Manifestações proibidas após início de revoltas no mundo árabe

Rico em petróleo, país também se tornou alternativa de investimento para países como os EUA
Rico em petróleo, país também se tornou alternativa de investimento para países como os EUAFoto: AP

A Anistia Internacional denuncia ainda que todas as manifestações na Guiné Equatorial foram proibidas desde o início da chamada “primavera árabe” – a onda de revoltas populares em países como Tunísia, Egito, Líbia, Síria e outros.

A organização de defesa dos direitos humanos diz que também os controles policiais aumentaram a partir de meados de junho na cidade portuária de Bata, na parte continental da Guiné Equatorial (composta por um arquipélago no Golfo da Guiné e por um território que fica entre Camarões e Gabão, no continente). A Anistia Internacional pede que os migrantes em situação irregular sejam tratados “com humanidade e em conformidade com a lei”.

Marise Castro, pesquisadora sobre a Guiné Equatorial da Anistia Internacional, disse à Deutsche Welle que as revoltas no norte da África parecem ter criado “temores de que os protestos poderiam se repetir no país. Então eles começaram a prender pessoas, como medida de prevenção, no caso de cidadãos pensarem em manifestar em ocasiões como o 1º de maio [dia internacional do trabalho]. Organizações políticas que tentaram fazer manifestações tiveram os protestos proibidos”, relatou Castro.

Além disso, a divulgação de informações a respeito de assuntos como as violências pós-eleitorais na Costa do Marfim e a posse do atual presidente daquele país, Alassane Ouattara, teriam sido proibidas pelo governo da Guiné Equatorial. “Não existe imprensa livre na Guiné Equatorial. Não existe imprensa independente.
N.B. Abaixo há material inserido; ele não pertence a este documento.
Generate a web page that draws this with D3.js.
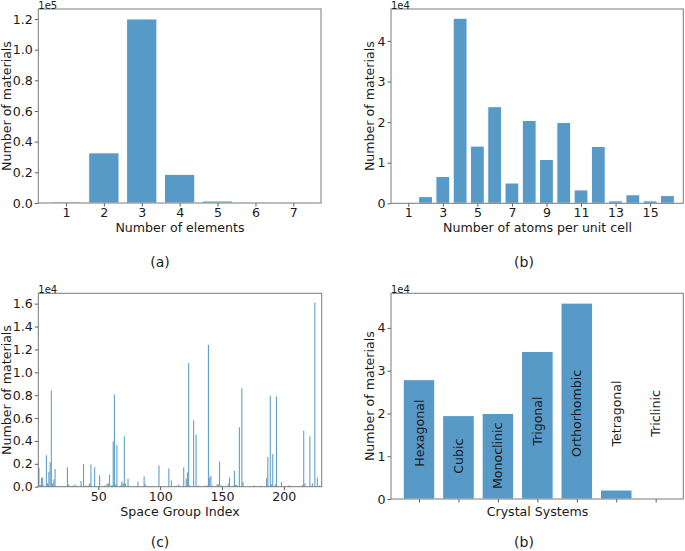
<!DOCTYPE html>
<html>
<head>
<meta charset="utf-8">
<script src="https://cdn.jsdelivr.net/npm/d3@7"></script>
<style>
  html, body { margin: 0; padding: 0; background: #fff; }
  svg { display: block; }
  text { font-family: "DejaVu Sans", sans-serif; fill: #1a1a1a; }
</style>
</head>
<body>
<svg id="chart" width="685" height="551"></svg>
<script>
// ---------------- DATA ----------------
// (a) number of elements
const elementCats = [1, 2, 3, 4, 5, 6, 7];
const elementCounts = [800, 32700, 120000, 18700, 1300, 100, 20];
const elementYTicks = [0, 20000, 40000, 60000, 80000, 100000, 120000];

// (b) number of atoms per unit cell
const atomCats = [1, 2, 3, 4, 5, 6, 7, 8, 9, 10, 11, 12, 13, 14, 15, 16];
const atomCounts = [200, 1650, 6600, 45600, 14100, 23800, 5000, 20400, 10800, 19900, 3300, 14000, 600, 2100, 600, 1900];
const atomXTicks = [1, 3, 5, 7, 9, 11, 13, 15];
const atomYTicks = [0, 10000, 20000, 30000, 40000];

// (c) space group index
const sgIndex = [2, 3, 4, 5, 6, 8, 9, 10, 11, 12, 13, 14, 15, 19, 21, 23, 25, 26, 29, 31, 33, 36, 38, 40, 42, 43, 44, 47, 51, 55, 57, 58, 59, 61, 62, 63, 64, 65, 68, 69, 70, 71, 72, 74, 82, 87, 88, 99, 107, 109, 113, 115, 119, 121, 122, 123, 124, 127, 129, 131, 136, 138, 139, 140, 141, 142, 146, 147, 148, 149, 155, 156, 159, 160, 161, 162, 164, 166, 167, 176, 181, 186, 187, 189, 190, 191, 193, 194, 198, 204, 205, 215, 216, 217, 221, 223, 225, 227, 229];
const sgCounts = [1650, 150, 800, 800, 100, 2750, 300, 1300, 2150, 8400, 300, 650, 1550, 60, 60, 60, 1700, 200, 100, 200, 100, 500, 2000, 100, 100, 300, 1950, 1700, 1000, 100, 250, 300, 1050, 150, 3950, 8050, 200, 3650, 100, 450, 300, 4400, 300, 700, 450, 900, 200, 1850, 1600, 550, 100, 200, 1700, 700, 1250, 10800, 100, 5800, 4550, 100, 100, 100, 12400, 800, 950, 100, 200, 200, 2200, 100, 250, 800, 100, 1400, 150, 150, 5200, 8600, 400, 100, 100, 750, 2600, 7950, 200, 2850, 200, 7900, 400, 100, 100, 150, 4900, 300, 4400, 300, 16100, 800, 100];
const sgXTicks = [50, 100, 150, 200];
const sgYTicks = [0, 2000, 4000, 6000, 8000, 10000, 12000, 14000, 16000];

// (d) crystal systems
const crystalSystems = ["Hexagonal", "Cubic", "Monoclinic", "Trigonal", "Orthorhombic", "Tetragonal", "Triclinic"];
const crystalCounts = [27900, 19500, 20000, 34500, 45800, 2100, 0];
const crystalYTicks = [0, 10000, 20000, 30000, 40000];
// label anchor heights (data units) for the rotated in-bar names
const crystalLabelY = [15400, 10000, 10100, 18200, 20000, 20000, 20000];

// ---------------- DRAWING ----------------
const svg = d3.select("#chart");
const BAR = "#1f77b4";
const FONT = 12.6;

function panel(o) {
  const g = svg.append("g");
  const x = d3.scaleLinear().domain(o.xDomain).range([o.x0, o.x1]);
  const y = d3.scaleLinear().domain(o.yDomain).range([o.y1, o.y0]);

  g.selectAll("rect.bar").data(o.cats.map((c, i) => ({c, v: o.vals[i]})))
    .join("rect")
    .attr("class", "bar")
    .attr("x", d => x(d.c - o.bw / 2))
    .attr("width", d => Math.max(o.minW || 0, x(d.c + o.bw / 2) - x(d.c - o.bw / 2)))
    .attr("y", d => y(d.v))
    .attr("height", d => y(0) - y(d.v))
    .attr("fill", BAR)
    .attr("fill-opacity", o.opacity || 0.75)
    .attr("stroke", o.stroke ? "#fff" : "none")
    .attr("stroke-width", o.stroke ? 1 : 0);

  const ya = d3.axisLeft(y).tickValues(o.yTicks).tickSize(3.5).tickPadding(2)
    .tickFormat(v => o.yFmt(v / o.scale));
  const yg = g.append("g").attr("transform", `translate(${o.x0},0)`).call(ya);
  yg.select(".domain").remove();
  yg.selectAll(".tick line").attr("stroke", "#333").attr("stroke-width", 0.8);
  yg.selectAll(".tick text").style("font-size", FONT + "px").attr("fill", "#1a1a1a");

  const xa = d3.axisBottom(x).tickValues(o.xTicks).tickSize(3.5).tickPadding(1.5)
    .tickFormat(o.xFmt || (v => v));
  const xg = g.append("g").attr("transform", `translate(0,${o.y1})`).call(xa);
  xg.select(".domain").remove();
  xg.selectAll(".tick line").attr("stroke", "#333").attr("stroke-width", 0.8);
  xg.selectAll(".tick text").style("font-size", FONT + "px").attr("fill", "#1a1a1a");

  g.append("rect").attr("x", o.x0).attr("y", o.y0)
    .attr("width", o.x1 - o.x0).attr("height", o.y1 - o.y0)
    .attr("fill", "none").attr("stroke", "#7a7a7a").attr("stroke-width", 1);

  g.append("text").attr("x", o.x0).attr("y", o.y0 - 0.5)
    .style("font-size", "10px").text(o.offset);

  g.append("text")
    .attr("transform", `translate(${o.yLabelX},${(o.y0 + o.y1) / 2}) rotate(-90)`)
    .attr("text-anchor", "middle").attr("dominant-baseline", "central")
    .style("font-size", FONT + "px").text("Number of materials");

  g.append("text").attr("x", o.xLabelX).attr("y", o.xLabelY)
    .attr("text-anchor", "middle").style("font-size", FONT + "px").text(o.xLabel);

  g.append("text").attr("x", o.capX).attr("y", o.capY)
    .attr("text-anchor", "middle").style("font-size", "14px").text(o.caption);

  return {g, x, y};
}

// (a)
panel({
  x0: 38.3, x1: 321, y0: 9, y1: 203,
  xDomain: [0.27, 7.73], yDomain: [0, 126500],
  cats: elementCats, vals: elementCounts, bw: 0.8, stroke: true,
  yTicks: elementYTicks, scale: 1e5, yFmt: d3.format(".1f"),
  xTicks: elementCats,
  offset: "1e5", yLabelX: 6.5, xLabel: "Number of elements", xLabelX: 180, xLabelY: 232,
  caption: "(a)", capX: 160, capY: 267
});

// (b)
panel({
  x0: 391, x1: 683.3, y0: 9, y1: 203.3,
  xDomain: [0, 16.92], yDomain: [0, 47880],
  cats: atomCats, vals: atomCounts, bw: 0.8, stroke: true,
  yTicks: atomYTicks, scale: 1e4, yFmt: d3.format("d"),
  xTicks: atomXTicks,
  offset: "1e4", yLabelX: 369, xLabel: "Number of atoms per unit cell", xLabelX: 537.5, xLabelY: 232,
  caption: "(b)", capX: 524, capY: 267
});

// (c)
panel({
  x0: 38.3, x1: 321.7, y0: 293.3, y1: 486.7,
  xDomain: [1.5, 230.6], yDomain: [0, 16905],
  cats: sgIndex, vals: sgCounts, bw: 0.8, stroke: false, opacity: 0.7, minW: 1.1,
  yTicks: sgYTicks, scale: 1e4, yFmt: d3.format(".1f"),
  xTicks: sgXTicks,
  offset: "1e4", yLabelX: 6.5, xLabel: "Space Group Index", xLabelX: 180, xLabelY: 516,
  caption: "(c)", capX: 160, capY: 547
});

// (d)
const pd = panel({
  x0: 391, x1: 683.3, y0: 293.3, y1: 499,
  xDomain: [-0.71, 6.7], yDomain: [0, 48090],
  cats: crystalSystems.map((s, i) => i), vals: crystalCounts, bw: 0.8, stroke: true,
  yTicks: crystalYTicks, scale: 1e4, yFmt: d3.format("d"),
  xTicks: crystalSystems.map((s, i) => i), xFmt: () => "",
  offset: "1e4", yLabelX: 369, xLabel: "Crystal Systems", xLabelX: 537.5, xLabelY: 516,
  caption: "(b)", capX: 524, capY: 547
});
pd.g.selectAll("text.cs").data(crystalSystems).join("text")
  .attr("class", "cs")
  .attr("transform", (d, i) => `translate(${pd.x(i)},${pd.y(crystalLabelY[i])}) rotate(-90)`)
  .attr("text-anchor", "middle").attr("dominant-baseline", "central")
  .style("font-size", FONT + "px").text(d => d);
</script>
</body>
</html>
Existe a imprensa antiga, que é nacional e que não diz nada para contradizer o governo”, denuncia a pesquisadora Marise Castro.
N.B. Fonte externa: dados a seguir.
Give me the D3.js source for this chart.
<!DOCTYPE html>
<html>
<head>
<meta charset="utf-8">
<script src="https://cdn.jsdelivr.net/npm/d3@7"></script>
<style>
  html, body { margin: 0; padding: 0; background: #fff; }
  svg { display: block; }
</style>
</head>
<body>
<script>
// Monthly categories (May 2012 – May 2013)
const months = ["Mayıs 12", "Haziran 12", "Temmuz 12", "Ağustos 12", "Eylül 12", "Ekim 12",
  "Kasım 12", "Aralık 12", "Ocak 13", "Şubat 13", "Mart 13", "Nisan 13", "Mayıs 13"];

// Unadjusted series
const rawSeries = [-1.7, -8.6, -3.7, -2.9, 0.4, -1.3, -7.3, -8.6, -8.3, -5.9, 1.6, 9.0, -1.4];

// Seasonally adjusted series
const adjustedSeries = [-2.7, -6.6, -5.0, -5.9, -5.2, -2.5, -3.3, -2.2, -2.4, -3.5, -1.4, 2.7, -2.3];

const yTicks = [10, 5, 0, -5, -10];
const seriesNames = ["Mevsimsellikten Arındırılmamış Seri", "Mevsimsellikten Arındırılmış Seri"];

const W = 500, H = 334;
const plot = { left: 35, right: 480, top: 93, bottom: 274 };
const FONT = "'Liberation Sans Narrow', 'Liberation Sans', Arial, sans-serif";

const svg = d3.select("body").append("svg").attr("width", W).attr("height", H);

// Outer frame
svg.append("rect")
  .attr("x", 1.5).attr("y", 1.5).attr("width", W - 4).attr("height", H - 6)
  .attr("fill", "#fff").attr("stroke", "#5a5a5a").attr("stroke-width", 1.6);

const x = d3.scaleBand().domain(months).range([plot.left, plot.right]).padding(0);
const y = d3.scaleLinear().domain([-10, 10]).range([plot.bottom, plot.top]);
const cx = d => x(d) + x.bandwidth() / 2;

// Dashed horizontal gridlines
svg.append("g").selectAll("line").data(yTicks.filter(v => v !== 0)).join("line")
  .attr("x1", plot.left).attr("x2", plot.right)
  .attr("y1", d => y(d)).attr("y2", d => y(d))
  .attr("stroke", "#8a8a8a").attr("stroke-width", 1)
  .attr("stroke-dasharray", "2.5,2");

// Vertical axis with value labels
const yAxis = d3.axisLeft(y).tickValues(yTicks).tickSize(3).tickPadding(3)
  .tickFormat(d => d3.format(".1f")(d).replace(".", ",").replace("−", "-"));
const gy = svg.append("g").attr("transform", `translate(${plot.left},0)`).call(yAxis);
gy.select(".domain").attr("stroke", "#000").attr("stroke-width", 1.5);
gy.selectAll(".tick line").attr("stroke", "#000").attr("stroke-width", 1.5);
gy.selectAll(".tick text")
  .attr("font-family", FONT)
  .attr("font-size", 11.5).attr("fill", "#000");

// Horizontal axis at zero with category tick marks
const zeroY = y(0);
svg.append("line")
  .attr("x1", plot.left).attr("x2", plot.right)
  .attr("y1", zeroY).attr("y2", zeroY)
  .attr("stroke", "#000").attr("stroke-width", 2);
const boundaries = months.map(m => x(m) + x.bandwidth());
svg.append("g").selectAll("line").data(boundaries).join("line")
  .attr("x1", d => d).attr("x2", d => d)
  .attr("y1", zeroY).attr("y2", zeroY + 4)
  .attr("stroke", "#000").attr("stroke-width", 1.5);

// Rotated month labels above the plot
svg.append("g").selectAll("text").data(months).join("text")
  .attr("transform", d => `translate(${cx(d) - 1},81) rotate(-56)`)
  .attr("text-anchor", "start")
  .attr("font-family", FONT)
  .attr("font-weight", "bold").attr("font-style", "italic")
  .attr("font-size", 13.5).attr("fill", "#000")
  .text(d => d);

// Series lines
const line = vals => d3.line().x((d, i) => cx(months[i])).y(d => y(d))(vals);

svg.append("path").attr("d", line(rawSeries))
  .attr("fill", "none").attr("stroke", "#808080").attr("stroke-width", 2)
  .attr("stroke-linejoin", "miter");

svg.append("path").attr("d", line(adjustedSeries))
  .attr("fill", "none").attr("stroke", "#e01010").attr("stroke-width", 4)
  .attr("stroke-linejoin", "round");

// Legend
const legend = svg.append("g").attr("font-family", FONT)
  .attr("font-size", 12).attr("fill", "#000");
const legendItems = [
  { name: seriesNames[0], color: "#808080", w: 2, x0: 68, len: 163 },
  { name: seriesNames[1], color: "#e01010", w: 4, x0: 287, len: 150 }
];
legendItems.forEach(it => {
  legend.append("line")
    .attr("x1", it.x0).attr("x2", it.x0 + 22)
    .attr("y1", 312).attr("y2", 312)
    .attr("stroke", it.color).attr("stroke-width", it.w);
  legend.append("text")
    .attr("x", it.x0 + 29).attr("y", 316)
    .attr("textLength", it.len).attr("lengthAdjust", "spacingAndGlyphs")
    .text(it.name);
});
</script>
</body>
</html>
“Após as revoltas no mundo árabe, e também a crise na Costa do Marfim, a imprensa citou o norte da África, mas o assunto da Costa do Marfim foi totalmente proibido. Um jornalista da rádio do governo foi tirado do ar e suspenso por ter mencionado a questão na Líbia. As emissões em língua francesa foram suspensas por tempo indeterminado”, relata.

Sobre o fato de a Guiné Equatorial libertar presos políticos, o que iria de encontro ao comportamento repressivo do governo, a pesquisadora rebate: “Nos últimos anos, o governo tentou limpar a própria imagem. No início de junho, libertaram vários prisioneiros políticos. Mas o problema é que não há mudança estrutural. Prender ou soltar pessoas não muda nada no sistema, a não ser que haja vontade política para mudar o sistema todo”, afirma.

“Então, até que haja medidas implementadas para acabar com prisões arbitrárias e para permitir a liberdade de expressão, a liberdade de imprensa, por exemplo, prender ou soltar pessoas não melhora a situação de direitos humanos no país”, diz Marise Castro.